All hot water heaters come with a pressure valve. Basically, this valve is there to keep your hot water heater from blowing up.
Heat and pressure can build up inside the water heater and the hot water inside needs some place to go. For safety, hot water heaters have a relief valve so when the pressure gets to be too much, it will allow the hot water to escape...so your hot water heater doesn't explode.
First, find the relief valve on the hot water heater. It is usually located near the top of the hot water heater and you should see an overflow pipe (copper) that goes down the side of the hot water heater connected to it. This pipe is where the water will be directed if the pressure builds up.
Place a bucket under the overflow pipe to catch the hot water when you release the valve.
Carefully lift up the relief valve. This will discharge water from the tank, through the overflow pipe and into the bucket. Only allow the water to flow about 2 seconds and then shut the valve off.
Be careful not to get sprayed with the hot water coming out of the tank.
If no water comes out of the tank or if the flow is not steady, then the relief valve has failed this test. If you notice the valve is leaking or is hard to move, replace it. If this happens, remove the tag that is on the valve and take it to the home repair store to purchase a new valve.
You need to get an exact replacement, so ask for help if you aren't sure.

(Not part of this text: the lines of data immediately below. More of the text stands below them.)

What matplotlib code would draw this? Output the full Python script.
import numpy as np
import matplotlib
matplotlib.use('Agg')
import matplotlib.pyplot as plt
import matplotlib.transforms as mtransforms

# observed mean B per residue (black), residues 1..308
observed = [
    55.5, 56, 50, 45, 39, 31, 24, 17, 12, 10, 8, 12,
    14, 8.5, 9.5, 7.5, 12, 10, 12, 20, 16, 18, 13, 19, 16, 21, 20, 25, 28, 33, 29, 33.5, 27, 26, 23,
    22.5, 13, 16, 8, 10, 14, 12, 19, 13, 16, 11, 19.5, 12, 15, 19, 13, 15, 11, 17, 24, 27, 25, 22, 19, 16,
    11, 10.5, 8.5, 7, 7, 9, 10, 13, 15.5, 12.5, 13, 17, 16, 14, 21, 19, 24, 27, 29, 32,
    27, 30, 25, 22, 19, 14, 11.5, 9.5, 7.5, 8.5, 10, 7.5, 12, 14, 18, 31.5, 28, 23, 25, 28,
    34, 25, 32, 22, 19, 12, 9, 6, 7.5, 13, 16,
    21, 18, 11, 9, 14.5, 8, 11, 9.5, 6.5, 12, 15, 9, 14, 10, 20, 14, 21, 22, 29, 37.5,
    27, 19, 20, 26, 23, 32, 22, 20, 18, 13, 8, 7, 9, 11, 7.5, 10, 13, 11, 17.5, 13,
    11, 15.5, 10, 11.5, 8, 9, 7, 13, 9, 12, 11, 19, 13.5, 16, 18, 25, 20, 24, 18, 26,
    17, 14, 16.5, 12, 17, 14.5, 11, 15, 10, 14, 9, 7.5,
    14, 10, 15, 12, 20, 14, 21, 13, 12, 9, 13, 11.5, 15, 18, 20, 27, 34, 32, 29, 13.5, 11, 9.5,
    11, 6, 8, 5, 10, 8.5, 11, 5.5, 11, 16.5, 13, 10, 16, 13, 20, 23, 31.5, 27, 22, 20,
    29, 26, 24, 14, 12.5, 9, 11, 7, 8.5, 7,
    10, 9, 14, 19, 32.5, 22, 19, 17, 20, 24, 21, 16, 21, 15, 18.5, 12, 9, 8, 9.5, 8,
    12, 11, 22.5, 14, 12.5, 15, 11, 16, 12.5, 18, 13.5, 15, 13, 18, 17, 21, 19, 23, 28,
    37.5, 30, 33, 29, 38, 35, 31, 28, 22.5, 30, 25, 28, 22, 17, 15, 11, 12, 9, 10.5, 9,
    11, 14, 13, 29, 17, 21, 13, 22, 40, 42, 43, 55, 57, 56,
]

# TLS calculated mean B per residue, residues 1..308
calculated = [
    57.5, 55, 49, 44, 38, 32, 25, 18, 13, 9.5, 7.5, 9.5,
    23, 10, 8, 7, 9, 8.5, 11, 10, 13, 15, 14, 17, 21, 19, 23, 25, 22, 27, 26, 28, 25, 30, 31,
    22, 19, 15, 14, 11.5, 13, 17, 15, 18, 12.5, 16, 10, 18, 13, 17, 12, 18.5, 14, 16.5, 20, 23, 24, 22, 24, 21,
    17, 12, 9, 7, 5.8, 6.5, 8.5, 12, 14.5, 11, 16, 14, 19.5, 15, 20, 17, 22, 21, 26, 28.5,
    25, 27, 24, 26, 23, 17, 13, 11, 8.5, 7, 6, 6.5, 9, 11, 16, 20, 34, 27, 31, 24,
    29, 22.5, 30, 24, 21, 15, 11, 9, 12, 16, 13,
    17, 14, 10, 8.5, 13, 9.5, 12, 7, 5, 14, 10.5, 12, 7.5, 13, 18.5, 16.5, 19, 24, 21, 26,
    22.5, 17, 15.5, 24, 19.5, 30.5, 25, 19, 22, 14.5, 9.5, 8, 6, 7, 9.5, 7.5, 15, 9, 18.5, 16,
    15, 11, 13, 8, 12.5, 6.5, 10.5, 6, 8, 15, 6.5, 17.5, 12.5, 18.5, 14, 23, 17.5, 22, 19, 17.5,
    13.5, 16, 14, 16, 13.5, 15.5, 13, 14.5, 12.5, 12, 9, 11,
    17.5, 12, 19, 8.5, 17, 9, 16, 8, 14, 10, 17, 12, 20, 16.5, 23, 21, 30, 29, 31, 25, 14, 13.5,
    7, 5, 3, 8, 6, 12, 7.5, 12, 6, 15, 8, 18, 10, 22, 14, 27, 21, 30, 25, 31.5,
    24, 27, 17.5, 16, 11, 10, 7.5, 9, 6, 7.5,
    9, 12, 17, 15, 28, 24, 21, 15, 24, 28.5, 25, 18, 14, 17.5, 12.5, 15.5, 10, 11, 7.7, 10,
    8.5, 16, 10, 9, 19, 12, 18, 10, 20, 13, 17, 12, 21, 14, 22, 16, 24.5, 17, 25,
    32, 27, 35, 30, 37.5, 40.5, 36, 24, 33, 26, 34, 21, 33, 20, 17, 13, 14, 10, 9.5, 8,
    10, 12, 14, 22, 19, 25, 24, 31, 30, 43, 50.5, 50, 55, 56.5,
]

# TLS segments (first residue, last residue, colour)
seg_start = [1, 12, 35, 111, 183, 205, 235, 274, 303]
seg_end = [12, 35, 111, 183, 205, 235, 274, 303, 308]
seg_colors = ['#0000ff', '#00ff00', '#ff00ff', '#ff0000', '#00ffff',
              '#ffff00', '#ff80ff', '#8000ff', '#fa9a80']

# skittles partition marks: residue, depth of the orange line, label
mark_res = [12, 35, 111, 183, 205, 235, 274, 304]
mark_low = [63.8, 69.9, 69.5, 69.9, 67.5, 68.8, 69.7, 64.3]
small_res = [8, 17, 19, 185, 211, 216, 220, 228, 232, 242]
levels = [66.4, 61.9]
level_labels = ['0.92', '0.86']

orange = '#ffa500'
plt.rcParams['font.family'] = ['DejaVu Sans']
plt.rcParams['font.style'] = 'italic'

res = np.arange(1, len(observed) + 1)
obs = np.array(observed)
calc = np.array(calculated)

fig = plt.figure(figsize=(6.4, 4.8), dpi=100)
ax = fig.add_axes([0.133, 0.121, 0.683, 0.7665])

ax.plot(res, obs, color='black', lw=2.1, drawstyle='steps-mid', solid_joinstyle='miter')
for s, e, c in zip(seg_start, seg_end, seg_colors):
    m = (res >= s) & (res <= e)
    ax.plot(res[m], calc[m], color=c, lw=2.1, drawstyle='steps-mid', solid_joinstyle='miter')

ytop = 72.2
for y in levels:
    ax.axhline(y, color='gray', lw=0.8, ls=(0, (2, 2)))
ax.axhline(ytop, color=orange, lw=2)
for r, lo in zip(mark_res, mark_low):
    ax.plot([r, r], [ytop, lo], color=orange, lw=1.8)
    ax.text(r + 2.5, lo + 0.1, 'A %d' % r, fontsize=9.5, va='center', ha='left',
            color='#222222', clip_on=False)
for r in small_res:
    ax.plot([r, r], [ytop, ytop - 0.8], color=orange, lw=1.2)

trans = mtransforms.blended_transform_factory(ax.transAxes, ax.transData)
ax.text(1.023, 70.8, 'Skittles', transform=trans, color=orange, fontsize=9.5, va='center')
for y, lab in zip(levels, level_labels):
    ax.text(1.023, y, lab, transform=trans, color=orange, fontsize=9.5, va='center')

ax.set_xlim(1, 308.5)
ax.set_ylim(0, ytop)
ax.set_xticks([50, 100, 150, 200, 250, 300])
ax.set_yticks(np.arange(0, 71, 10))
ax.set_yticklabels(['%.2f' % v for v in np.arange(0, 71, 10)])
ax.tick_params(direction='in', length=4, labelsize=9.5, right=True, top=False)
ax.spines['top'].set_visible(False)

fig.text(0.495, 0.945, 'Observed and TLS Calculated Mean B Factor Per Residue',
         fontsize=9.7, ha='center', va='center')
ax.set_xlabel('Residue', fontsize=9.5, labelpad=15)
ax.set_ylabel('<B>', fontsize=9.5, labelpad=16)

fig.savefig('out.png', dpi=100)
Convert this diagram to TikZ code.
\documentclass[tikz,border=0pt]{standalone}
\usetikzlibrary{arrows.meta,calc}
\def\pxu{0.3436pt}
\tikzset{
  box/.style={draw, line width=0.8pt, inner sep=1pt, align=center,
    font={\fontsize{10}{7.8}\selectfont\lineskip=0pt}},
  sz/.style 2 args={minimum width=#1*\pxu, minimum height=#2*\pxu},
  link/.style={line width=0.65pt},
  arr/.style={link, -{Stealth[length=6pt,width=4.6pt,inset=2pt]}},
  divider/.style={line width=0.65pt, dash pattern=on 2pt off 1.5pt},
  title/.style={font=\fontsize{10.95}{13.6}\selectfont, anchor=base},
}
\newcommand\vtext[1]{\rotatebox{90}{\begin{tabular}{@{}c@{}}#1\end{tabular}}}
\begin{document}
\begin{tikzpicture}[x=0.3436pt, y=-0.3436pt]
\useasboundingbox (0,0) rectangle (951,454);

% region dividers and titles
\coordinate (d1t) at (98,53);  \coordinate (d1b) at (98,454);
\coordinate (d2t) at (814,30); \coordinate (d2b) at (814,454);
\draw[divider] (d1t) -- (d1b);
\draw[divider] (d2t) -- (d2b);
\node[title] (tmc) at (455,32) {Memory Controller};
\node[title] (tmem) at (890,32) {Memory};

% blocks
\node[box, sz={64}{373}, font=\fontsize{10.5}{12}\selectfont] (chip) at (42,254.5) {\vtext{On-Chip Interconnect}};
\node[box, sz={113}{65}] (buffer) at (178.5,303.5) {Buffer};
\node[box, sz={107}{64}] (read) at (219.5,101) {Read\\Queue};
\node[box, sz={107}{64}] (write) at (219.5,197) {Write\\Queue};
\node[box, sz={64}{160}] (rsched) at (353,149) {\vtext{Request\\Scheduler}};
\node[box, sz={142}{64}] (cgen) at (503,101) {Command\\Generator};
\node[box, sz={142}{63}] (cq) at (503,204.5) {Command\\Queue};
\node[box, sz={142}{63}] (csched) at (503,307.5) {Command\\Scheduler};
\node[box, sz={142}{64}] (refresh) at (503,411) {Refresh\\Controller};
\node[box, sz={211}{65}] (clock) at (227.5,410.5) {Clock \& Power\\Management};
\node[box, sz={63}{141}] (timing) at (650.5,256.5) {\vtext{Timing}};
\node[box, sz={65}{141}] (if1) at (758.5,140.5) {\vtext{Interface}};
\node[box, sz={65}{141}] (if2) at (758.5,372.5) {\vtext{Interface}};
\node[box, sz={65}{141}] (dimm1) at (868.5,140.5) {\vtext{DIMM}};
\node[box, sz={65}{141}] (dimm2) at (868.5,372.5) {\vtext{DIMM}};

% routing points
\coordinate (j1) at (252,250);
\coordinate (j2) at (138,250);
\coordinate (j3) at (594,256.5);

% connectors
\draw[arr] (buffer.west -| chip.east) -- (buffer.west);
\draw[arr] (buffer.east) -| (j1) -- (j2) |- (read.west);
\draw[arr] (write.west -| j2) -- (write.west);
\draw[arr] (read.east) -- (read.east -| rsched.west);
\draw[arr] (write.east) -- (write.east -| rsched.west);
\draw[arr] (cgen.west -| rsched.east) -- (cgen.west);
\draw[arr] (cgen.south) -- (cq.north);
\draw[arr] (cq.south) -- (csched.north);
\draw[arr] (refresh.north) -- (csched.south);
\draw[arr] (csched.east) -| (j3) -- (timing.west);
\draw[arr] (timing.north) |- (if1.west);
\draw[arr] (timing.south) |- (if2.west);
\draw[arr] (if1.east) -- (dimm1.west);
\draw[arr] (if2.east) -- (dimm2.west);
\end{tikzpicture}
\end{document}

To replace the valve, yourself, turn the power to the hot water heater off at the breaker box and then turn the water off that is coming into the hot water tank.
Drain some of the water out of the tank. If the valve is on the top of the hot water heater, you will only need to drain a small amount. If the valve is on the side of the tank, you will need to make sure the water level is below the valve area (you will need to drain about about 5 gallons).

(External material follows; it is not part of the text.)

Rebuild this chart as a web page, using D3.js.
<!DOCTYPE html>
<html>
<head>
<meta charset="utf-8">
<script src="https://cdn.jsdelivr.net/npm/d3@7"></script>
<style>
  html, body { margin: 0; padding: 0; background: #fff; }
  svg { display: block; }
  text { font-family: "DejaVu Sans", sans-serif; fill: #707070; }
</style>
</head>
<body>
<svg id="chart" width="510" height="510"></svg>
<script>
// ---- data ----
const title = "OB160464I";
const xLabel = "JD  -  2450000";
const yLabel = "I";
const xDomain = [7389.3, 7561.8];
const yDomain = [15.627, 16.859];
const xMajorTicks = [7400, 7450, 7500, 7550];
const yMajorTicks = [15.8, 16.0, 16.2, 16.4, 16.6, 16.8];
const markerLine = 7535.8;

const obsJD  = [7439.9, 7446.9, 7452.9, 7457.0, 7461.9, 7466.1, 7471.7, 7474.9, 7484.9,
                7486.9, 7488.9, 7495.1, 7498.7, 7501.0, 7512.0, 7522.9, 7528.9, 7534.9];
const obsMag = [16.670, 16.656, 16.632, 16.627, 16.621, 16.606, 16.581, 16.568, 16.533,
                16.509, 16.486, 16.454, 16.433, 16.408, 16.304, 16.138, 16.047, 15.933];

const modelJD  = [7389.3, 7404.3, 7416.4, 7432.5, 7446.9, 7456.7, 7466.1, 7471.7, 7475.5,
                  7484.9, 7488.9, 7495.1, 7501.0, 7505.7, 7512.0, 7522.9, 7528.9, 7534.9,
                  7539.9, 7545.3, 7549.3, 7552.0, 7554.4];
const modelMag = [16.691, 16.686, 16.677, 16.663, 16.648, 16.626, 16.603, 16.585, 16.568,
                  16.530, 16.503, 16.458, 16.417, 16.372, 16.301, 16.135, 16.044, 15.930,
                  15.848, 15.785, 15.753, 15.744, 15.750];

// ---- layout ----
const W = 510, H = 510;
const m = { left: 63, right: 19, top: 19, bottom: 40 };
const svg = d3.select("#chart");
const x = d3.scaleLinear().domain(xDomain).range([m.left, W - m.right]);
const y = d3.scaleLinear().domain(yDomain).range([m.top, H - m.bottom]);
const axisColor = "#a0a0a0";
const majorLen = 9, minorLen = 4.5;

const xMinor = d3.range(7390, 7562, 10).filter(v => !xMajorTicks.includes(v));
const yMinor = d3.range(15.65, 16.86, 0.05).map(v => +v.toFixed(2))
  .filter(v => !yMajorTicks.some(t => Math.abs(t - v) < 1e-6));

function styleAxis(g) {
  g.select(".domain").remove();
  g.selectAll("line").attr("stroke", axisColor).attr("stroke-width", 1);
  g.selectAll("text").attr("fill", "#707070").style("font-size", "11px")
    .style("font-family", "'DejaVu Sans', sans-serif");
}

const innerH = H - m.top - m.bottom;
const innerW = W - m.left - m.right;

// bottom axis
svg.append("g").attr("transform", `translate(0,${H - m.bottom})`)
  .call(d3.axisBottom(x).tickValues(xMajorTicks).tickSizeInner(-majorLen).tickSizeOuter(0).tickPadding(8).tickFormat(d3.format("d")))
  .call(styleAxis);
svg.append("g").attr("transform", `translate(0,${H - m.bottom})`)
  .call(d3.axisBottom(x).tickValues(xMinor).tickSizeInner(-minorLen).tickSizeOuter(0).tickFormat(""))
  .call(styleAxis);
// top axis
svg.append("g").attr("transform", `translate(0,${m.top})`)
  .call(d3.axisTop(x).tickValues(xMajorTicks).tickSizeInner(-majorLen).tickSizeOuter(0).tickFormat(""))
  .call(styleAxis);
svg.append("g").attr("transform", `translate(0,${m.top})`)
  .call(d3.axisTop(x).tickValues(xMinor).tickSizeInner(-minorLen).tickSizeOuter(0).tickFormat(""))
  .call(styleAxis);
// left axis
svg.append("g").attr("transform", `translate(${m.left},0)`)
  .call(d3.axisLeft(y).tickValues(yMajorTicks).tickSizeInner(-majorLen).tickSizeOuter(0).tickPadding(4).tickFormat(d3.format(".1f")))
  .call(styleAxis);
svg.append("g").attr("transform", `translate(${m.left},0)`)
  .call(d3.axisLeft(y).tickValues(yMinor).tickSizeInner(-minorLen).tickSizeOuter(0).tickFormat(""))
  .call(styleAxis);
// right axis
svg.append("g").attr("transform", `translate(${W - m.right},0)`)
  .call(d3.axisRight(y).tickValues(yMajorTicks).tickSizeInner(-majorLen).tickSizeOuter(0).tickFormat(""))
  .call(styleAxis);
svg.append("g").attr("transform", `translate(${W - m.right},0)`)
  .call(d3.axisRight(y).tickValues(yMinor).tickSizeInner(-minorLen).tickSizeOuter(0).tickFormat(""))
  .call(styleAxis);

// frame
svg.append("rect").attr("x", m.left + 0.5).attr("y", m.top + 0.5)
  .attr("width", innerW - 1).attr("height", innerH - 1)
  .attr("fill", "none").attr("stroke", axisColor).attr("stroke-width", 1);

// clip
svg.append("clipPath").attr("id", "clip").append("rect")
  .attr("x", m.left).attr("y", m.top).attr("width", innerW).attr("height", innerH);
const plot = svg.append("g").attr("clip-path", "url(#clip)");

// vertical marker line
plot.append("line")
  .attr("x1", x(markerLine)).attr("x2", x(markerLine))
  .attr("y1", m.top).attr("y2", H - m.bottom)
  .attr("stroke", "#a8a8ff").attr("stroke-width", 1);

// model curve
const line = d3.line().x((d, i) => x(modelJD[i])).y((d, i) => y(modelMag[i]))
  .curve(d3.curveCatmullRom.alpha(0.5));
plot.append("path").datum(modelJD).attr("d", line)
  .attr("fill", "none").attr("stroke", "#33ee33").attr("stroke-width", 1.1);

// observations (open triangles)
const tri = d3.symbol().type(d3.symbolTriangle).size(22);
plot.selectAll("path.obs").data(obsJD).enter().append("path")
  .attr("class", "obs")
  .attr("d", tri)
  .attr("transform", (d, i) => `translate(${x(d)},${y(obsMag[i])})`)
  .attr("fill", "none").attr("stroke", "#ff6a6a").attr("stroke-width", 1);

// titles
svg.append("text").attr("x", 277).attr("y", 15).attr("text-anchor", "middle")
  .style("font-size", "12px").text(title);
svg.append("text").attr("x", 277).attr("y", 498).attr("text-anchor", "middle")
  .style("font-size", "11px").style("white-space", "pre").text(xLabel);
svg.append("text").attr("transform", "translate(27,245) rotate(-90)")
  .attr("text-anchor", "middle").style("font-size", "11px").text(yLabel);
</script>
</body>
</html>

Once the water level is below the valve, disconnect the overflow pipe using a wrench. If the hot water heater does not have an overflow pipe, you will skip this step.
Using a pipe wrench, unscrew the valve. This might take a bit of strength depending on the condition of the valve and if there are mineral deposits around the valve. If the valve just won't budge, try spraying it with some oil.
Once the old valve is removed, you can install the new valve and then attach the overflow pipe to the new valve.
Make sure you turn the water back on and let the tank fill back up before you turn the electricity back on to the tank. Give the hot water heater time to heat the water (about 30 minutes) and then test the valve to make sure everything is the way it should be.